My pots are too large to put in a water tray so I've been watering from the top. I water then a little at night since it's still warm and then a lot in the morning to get through the day. The leaves look healthy and never appear to be wilting. All buds look healthy up until the day they fall off in which they slightly yellow occasionally but usually they don't even do that. They usually are still green and the lightest tap of the finger breaks them off.
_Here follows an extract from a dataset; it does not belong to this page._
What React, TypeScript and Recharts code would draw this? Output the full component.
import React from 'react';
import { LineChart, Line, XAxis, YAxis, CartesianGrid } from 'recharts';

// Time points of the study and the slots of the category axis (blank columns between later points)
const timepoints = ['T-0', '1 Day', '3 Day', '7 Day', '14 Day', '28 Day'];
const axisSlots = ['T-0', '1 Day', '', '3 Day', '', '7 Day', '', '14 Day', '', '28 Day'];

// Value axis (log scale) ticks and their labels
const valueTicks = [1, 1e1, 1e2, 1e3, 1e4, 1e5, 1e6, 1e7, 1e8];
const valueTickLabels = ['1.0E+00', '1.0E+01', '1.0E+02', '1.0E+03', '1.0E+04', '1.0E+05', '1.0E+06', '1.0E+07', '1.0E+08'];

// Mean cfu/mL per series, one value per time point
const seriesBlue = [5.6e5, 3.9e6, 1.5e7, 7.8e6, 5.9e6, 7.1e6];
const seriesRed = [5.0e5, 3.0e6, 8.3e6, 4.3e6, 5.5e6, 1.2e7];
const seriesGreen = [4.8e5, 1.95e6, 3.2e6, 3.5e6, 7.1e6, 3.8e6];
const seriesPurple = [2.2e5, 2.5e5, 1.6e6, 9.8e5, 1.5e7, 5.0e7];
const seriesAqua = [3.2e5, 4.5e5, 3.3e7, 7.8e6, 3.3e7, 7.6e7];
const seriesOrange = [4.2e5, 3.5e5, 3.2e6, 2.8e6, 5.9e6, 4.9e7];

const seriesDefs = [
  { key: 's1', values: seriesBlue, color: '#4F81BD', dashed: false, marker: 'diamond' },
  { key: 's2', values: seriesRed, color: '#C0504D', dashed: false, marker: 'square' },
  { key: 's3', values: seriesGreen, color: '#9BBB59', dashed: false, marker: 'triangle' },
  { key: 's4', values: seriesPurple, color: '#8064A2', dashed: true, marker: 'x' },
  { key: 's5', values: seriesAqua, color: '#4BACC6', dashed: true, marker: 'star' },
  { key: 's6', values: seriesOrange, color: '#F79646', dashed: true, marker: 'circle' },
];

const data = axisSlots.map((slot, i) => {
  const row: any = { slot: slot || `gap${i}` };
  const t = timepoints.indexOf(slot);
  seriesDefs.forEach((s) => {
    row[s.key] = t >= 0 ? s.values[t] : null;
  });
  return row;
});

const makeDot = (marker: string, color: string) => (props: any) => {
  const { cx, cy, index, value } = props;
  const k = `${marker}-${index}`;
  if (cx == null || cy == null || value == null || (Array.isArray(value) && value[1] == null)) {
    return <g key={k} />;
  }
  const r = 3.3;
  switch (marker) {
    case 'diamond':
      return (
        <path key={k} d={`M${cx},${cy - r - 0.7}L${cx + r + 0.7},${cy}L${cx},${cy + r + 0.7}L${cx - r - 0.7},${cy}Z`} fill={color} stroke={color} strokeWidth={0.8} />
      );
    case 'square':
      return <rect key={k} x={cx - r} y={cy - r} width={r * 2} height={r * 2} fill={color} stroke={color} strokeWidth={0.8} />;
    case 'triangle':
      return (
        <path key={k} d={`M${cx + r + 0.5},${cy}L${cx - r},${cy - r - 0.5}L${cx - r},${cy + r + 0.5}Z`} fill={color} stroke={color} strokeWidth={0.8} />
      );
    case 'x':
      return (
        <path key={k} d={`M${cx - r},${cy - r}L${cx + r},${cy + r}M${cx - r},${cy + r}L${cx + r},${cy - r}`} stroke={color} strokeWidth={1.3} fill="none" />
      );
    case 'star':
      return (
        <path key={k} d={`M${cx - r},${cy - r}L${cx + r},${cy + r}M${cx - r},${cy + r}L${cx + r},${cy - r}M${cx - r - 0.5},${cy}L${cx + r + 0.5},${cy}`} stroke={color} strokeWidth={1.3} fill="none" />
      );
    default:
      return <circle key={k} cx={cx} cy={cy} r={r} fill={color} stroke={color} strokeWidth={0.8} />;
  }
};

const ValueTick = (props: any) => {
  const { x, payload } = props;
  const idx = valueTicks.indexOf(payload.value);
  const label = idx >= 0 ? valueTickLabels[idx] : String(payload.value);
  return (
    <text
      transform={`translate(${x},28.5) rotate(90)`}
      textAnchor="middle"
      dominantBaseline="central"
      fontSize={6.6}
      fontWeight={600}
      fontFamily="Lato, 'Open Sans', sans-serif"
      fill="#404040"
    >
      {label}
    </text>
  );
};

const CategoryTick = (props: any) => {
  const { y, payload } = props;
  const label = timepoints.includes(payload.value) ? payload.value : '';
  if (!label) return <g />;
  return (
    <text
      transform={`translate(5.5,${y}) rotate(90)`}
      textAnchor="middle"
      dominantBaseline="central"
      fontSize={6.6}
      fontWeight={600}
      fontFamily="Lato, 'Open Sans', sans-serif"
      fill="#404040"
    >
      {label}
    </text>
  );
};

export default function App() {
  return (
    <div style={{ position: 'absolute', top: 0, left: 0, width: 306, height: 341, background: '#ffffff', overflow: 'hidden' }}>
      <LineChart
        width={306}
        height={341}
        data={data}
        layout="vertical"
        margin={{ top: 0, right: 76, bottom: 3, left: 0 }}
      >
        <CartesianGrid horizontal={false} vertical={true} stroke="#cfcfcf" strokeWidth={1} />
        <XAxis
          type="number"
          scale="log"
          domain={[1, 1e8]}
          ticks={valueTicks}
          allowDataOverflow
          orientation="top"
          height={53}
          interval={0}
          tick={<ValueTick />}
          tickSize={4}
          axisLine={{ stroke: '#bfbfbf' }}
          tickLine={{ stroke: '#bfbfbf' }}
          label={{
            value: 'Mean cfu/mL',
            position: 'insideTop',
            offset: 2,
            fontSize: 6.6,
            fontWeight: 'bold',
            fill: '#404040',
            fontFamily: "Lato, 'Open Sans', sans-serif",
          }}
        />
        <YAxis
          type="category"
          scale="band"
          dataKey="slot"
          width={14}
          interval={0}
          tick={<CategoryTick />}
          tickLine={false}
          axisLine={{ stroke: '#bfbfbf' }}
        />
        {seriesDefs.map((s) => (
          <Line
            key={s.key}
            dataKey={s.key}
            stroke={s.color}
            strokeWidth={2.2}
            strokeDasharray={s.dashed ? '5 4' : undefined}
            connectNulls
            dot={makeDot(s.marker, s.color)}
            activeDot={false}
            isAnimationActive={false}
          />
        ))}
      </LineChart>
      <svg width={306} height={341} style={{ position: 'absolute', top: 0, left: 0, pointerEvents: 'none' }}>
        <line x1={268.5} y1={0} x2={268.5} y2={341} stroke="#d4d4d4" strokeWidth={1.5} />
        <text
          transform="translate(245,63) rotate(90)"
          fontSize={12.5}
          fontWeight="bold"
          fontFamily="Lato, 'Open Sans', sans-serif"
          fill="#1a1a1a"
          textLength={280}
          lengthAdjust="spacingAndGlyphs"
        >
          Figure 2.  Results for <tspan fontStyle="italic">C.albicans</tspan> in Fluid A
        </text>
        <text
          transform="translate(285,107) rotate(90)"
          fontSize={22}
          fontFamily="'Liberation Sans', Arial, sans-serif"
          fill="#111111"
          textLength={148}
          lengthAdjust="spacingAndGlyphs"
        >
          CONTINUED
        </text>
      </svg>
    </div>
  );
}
I thought they were getting plenty of water and I don't want the internal roots to be too wet and mold but maybe they are sacrificing their fruit in order to water the leaves?
 
Flower drop probable causes:
 
1. Day temp too high >95F
2. Night temp too low <65F or too high >85F
3. Too much nitrogen fertilizer
4. Too much water
5. Low light levels (reduces fertility).
6. Very low humidity (reduces fertility)
7. Poor air circulation (air circulation contributes to pollination).
8. Lack of pollinating insects.
9. Size of pot
10. Too much mineral in feedwater.
11. Too much grower attention/anxiety.
 
 
willard3 said:
Flower drop probable causes:
 
1. Day temp too high >95F
2. Night temp too low <65F or too high >85F
3. Too much nitrogen fertilizer
4. Too much water
5. Low light levels (reduces fertility).
6. Very low humidity (reduces fertility)
7. Poor air circulation (air circulation contributes to pollination).
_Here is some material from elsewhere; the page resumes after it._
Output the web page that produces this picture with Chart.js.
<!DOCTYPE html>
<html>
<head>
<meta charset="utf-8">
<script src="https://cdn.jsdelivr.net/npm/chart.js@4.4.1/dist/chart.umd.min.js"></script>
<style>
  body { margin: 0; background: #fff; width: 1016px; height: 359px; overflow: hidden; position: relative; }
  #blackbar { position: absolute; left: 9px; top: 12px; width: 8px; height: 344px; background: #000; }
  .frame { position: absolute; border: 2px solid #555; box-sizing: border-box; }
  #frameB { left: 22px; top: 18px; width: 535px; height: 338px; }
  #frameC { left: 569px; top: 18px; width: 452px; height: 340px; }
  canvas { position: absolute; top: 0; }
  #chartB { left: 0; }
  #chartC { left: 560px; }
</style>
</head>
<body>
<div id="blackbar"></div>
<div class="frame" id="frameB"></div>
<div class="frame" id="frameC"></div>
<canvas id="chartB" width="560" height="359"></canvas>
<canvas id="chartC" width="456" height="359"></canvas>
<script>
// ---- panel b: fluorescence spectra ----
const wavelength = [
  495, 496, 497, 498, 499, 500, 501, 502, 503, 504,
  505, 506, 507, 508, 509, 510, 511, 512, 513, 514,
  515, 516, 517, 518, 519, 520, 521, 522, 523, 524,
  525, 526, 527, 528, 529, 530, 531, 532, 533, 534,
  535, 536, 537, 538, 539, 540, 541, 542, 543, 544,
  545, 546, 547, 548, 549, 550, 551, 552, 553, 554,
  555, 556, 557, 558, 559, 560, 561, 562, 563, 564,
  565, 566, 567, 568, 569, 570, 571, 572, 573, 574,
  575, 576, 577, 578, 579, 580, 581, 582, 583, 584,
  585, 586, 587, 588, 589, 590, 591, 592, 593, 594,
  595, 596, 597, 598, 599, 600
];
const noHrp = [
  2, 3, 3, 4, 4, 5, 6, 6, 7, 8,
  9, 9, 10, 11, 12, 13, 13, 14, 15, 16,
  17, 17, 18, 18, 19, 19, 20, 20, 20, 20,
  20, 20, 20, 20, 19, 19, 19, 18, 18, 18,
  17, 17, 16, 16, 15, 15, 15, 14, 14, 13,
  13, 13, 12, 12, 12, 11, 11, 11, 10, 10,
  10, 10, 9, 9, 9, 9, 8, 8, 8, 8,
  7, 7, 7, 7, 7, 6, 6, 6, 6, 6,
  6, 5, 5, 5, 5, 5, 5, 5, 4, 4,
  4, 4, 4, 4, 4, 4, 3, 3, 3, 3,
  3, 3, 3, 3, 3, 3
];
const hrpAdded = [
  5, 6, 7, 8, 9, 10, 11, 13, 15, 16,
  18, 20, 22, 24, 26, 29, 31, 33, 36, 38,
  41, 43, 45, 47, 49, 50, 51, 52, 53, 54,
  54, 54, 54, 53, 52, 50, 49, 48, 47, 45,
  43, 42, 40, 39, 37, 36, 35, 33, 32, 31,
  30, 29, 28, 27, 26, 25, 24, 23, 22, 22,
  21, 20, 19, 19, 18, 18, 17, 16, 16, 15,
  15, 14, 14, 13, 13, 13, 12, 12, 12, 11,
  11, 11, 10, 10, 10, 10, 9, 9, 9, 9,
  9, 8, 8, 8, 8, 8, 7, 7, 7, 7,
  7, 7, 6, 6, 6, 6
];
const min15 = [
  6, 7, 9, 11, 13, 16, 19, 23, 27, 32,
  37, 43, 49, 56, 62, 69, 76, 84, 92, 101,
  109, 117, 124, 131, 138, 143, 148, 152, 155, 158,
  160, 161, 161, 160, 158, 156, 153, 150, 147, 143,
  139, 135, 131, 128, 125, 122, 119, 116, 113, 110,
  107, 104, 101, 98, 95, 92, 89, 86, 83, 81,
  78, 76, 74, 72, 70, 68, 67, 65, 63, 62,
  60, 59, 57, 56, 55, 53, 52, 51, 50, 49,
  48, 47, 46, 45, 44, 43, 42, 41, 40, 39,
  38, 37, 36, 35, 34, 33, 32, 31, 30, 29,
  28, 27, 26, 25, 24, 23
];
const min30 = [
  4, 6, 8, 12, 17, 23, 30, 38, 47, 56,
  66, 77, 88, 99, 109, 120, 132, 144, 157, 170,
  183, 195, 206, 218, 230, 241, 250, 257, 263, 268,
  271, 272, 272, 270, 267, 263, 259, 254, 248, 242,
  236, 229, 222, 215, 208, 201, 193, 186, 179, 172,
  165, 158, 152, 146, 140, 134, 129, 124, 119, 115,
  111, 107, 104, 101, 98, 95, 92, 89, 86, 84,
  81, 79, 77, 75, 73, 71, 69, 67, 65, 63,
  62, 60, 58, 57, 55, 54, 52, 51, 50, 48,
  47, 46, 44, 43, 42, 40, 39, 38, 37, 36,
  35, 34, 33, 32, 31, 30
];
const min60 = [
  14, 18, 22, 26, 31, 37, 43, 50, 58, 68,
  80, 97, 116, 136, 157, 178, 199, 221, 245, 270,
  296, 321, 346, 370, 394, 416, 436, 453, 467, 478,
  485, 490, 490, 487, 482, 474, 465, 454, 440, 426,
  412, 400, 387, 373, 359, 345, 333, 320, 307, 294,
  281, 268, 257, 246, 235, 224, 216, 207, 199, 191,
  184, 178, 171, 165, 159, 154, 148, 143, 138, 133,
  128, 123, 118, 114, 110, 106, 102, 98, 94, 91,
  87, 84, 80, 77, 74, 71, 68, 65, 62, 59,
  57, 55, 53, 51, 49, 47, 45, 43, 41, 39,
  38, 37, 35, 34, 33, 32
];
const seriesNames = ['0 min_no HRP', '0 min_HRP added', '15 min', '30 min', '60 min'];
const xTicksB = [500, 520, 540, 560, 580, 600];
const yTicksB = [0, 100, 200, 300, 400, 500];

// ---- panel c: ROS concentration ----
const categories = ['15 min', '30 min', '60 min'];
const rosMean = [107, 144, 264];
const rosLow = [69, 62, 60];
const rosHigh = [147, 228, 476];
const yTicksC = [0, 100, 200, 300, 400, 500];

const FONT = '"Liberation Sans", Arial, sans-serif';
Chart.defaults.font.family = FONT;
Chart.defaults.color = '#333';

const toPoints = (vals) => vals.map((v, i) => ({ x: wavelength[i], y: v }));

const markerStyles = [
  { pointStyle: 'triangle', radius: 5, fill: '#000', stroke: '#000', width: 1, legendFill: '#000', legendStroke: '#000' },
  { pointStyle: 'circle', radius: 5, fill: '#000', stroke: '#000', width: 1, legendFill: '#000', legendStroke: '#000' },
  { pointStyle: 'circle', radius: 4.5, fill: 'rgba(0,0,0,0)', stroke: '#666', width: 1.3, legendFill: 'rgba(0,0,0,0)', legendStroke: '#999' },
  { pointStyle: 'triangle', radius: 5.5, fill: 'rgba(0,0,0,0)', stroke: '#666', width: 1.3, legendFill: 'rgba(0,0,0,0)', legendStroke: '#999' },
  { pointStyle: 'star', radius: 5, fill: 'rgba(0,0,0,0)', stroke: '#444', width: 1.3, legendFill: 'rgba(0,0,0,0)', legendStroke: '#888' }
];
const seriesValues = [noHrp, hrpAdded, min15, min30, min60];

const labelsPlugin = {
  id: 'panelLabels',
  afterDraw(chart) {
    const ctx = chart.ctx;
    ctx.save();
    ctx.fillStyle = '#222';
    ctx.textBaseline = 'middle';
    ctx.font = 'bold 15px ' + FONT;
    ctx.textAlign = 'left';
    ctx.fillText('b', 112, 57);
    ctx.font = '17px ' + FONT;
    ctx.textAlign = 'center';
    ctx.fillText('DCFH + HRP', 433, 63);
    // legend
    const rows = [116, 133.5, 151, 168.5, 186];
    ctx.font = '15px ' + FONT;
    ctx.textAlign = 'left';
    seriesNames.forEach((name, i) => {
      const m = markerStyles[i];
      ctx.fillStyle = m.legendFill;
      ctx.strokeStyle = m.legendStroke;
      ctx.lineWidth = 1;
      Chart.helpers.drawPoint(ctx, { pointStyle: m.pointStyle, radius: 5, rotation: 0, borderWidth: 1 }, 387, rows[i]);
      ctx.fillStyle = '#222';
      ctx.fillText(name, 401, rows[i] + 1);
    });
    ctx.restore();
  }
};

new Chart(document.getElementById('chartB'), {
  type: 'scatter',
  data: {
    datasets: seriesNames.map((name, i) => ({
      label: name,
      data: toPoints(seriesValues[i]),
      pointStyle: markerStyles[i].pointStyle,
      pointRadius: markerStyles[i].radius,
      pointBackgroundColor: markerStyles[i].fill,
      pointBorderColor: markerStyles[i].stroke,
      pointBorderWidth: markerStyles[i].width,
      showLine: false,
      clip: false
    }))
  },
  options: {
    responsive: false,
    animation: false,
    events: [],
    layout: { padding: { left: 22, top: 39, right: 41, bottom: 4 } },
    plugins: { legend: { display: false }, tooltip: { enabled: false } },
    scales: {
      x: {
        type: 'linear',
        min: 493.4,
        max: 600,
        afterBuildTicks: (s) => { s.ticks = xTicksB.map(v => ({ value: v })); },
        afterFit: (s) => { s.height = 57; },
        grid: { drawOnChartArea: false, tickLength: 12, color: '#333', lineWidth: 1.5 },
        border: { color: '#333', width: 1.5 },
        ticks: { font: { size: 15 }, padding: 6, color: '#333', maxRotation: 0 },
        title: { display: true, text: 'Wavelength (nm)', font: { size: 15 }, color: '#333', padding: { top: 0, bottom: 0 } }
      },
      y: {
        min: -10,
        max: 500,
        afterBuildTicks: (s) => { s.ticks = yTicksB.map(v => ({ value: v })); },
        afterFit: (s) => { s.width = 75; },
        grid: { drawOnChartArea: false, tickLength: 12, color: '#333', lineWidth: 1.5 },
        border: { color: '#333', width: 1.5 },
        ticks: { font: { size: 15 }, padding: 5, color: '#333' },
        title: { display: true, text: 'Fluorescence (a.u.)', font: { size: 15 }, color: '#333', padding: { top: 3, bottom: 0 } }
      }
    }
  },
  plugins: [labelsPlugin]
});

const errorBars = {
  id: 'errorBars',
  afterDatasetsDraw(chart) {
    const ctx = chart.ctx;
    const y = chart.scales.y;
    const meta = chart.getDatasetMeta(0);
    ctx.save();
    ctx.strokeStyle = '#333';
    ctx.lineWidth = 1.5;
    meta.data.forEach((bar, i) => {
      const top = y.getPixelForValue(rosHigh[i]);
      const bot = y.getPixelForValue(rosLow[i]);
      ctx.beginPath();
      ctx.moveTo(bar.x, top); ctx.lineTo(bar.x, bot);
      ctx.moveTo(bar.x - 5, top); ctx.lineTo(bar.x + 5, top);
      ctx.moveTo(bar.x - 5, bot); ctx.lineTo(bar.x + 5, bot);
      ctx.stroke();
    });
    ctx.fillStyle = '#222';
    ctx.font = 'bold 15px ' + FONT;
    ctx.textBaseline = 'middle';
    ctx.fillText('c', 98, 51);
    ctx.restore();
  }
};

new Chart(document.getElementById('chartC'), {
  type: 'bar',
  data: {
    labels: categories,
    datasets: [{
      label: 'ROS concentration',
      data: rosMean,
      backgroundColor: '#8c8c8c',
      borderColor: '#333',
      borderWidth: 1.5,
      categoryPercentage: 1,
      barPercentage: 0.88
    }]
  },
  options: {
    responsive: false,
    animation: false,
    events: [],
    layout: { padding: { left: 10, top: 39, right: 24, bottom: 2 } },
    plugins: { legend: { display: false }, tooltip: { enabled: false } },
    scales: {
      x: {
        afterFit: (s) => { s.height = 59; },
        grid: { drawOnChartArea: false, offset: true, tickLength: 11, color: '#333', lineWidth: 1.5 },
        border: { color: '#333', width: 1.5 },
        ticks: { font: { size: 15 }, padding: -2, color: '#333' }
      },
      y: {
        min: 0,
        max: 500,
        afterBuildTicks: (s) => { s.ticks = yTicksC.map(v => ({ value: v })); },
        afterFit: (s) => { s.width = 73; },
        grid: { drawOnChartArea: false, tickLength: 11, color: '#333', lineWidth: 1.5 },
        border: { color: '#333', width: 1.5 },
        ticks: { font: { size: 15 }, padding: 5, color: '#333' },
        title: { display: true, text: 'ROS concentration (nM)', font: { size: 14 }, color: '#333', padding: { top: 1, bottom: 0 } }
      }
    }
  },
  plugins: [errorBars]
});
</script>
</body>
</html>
8. Lack of pollinating insects.
9. Size of pot
10. Too much mineral in feedwater.
11. Too much grower attention/anxiety.
 
I have seen this before but none of them seem applicable. The closest would be high temperatures but it really hasn't been that high for more than like one day every other week max. Or too much water might be the other cause but the leaves looks fine and healthy. Would the leaves look good and the flowers still drop with too much water? I'm afraid with the heat to not water them for too long though and the soil usually feels cool and damp but not soaking
 
We had a very dry but hot, low humidity May in N. FL.  Plants did fine, and set several pods, now ripening.  Now we are in the rainy season, and some plants are seeing some leaf spot/curl, and flower drop, others are hanging in there.  Once we get a week or two of solid rain, it can get worse. That has been what I have seen in the past years.  If we get a hurricane with 10+ inches of rain, they go in the garage for a few days.  Mine are all well-drained, but there is only so much you can do.  Wife loves it when there are 30+ 5-gal buckets in the garage where her car is supposed to go.